» Challenge:
Take each line containing "chart" and report it exactly as written.

» Supplied material:
--- Begin ---

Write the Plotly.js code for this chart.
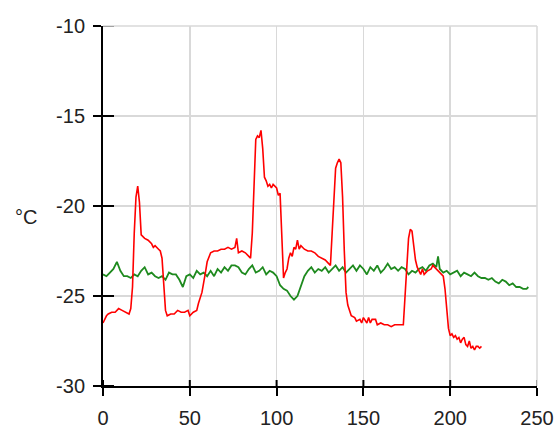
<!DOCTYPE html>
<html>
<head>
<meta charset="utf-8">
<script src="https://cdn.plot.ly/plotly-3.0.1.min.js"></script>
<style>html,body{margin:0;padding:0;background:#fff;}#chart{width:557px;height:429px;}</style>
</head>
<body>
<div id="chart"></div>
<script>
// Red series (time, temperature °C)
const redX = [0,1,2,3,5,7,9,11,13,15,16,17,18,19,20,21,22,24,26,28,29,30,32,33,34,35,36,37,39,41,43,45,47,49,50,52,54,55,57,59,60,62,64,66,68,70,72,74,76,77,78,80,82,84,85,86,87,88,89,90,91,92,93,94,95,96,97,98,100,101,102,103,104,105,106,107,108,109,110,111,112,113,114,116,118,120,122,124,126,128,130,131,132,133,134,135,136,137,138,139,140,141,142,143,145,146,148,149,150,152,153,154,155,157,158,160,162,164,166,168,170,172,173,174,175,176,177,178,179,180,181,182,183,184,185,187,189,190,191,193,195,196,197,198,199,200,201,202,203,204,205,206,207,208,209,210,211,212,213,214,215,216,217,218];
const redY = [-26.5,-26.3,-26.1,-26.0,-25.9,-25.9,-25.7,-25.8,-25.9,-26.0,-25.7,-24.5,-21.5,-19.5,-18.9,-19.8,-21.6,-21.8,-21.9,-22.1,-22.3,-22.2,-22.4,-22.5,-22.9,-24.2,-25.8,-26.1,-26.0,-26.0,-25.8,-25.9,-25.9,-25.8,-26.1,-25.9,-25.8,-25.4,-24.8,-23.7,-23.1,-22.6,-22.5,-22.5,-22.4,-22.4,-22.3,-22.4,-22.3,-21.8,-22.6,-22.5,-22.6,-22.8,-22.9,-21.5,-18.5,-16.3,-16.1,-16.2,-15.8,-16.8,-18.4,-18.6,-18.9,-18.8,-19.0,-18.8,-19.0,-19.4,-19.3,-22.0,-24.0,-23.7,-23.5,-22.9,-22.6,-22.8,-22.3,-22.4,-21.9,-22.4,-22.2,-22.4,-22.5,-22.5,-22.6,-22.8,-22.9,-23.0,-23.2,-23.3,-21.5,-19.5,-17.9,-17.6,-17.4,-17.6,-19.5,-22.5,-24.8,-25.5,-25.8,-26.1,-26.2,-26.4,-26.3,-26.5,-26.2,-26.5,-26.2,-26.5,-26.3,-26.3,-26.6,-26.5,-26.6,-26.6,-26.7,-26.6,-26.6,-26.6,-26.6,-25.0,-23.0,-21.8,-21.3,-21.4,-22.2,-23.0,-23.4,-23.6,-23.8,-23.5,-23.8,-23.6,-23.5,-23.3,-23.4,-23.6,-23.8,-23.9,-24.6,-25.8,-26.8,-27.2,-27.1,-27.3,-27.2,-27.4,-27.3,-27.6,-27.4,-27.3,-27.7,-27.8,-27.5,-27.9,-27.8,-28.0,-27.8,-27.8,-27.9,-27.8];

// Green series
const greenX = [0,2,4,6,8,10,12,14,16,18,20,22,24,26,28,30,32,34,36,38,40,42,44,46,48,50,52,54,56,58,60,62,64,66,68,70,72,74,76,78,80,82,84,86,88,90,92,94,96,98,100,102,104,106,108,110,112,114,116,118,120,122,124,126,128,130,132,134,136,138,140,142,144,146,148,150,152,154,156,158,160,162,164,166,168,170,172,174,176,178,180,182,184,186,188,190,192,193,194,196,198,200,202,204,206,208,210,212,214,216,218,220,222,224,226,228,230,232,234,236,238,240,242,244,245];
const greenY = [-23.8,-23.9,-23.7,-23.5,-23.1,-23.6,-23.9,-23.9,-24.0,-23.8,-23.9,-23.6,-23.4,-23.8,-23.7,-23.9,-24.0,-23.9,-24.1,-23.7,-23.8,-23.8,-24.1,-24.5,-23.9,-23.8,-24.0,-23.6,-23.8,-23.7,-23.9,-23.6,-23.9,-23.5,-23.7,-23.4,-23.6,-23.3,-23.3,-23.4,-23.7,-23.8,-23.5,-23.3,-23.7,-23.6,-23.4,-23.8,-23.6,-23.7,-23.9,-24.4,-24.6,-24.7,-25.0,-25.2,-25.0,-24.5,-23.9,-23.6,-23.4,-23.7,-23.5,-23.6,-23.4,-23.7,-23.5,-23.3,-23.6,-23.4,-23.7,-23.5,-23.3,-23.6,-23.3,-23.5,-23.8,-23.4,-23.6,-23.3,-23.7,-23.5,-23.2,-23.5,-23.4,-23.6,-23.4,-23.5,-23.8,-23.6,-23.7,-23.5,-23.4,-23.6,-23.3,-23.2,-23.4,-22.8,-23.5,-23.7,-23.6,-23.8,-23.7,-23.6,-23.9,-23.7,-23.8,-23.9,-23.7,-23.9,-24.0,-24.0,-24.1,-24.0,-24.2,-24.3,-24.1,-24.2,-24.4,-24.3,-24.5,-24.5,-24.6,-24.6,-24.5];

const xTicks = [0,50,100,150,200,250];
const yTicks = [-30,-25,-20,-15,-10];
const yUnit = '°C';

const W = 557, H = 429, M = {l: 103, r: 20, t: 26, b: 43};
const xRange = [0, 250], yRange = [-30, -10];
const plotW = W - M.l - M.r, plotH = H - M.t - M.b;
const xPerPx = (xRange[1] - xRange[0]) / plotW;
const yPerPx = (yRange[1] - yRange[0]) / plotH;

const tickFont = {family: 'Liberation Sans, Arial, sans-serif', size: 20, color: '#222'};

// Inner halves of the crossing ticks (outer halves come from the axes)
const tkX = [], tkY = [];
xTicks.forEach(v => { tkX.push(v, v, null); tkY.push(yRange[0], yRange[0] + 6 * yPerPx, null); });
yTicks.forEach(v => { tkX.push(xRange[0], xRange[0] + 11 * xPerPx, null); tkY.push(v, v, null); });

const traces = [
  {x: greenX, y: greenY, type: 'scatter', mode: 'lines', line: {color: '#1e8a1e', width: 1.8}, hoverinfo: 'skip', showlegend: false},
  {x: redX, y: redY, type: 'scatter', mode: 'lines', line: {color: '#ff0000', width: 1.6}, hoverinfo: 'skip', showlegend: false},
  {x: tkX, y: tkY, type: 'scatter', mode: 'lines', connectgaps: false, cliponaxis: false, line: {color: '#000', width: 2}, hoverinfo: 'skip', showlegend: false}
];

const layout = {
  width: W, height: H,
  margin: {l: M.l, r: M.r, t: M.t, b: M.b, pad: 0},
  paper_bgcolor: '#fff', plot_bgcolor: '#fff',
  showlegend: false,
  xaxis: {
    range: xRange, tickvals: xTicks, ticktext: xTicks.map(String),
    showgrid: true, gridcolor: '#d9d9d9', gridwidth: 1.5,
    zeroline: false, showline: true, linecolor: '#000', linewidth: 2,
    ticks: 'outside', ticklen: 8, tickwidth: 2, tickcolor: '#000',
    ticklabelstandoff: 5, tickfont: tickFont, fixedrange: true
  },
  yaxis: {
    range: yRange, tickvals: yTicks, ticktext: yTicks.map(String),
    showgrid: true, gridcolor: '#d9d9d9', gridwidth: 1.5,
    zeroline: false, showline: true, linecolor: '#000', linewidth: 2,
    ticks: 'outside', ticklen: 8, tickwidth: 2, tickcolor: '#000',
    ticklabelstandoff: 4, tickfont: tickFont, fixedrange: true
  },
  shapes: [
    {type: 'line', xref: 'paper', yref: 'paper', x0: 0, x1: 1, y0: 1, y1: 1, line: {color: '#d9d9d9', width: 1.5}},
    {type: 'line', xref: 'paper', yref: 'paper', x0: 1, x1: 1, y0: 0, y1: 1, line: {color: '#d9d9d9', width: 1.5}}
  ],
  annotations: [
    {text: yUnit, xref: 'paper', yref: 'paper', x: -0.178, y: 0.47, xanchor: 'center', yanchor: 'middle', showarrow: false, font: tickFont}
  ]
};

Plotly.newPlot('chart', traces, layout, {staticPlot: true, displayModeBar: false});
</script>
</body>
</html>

--- End ---

» Expected output:
Write the Plotly.js code for this chart.
<style>html,body{margin:0;padding:0;background:#fff;}#chart{width:557px;height:429px;}</style>
<div id="chart"></div>
Plotly.newPlot('chart', traces, layout, {staticPlot: true, displayModeBar: false});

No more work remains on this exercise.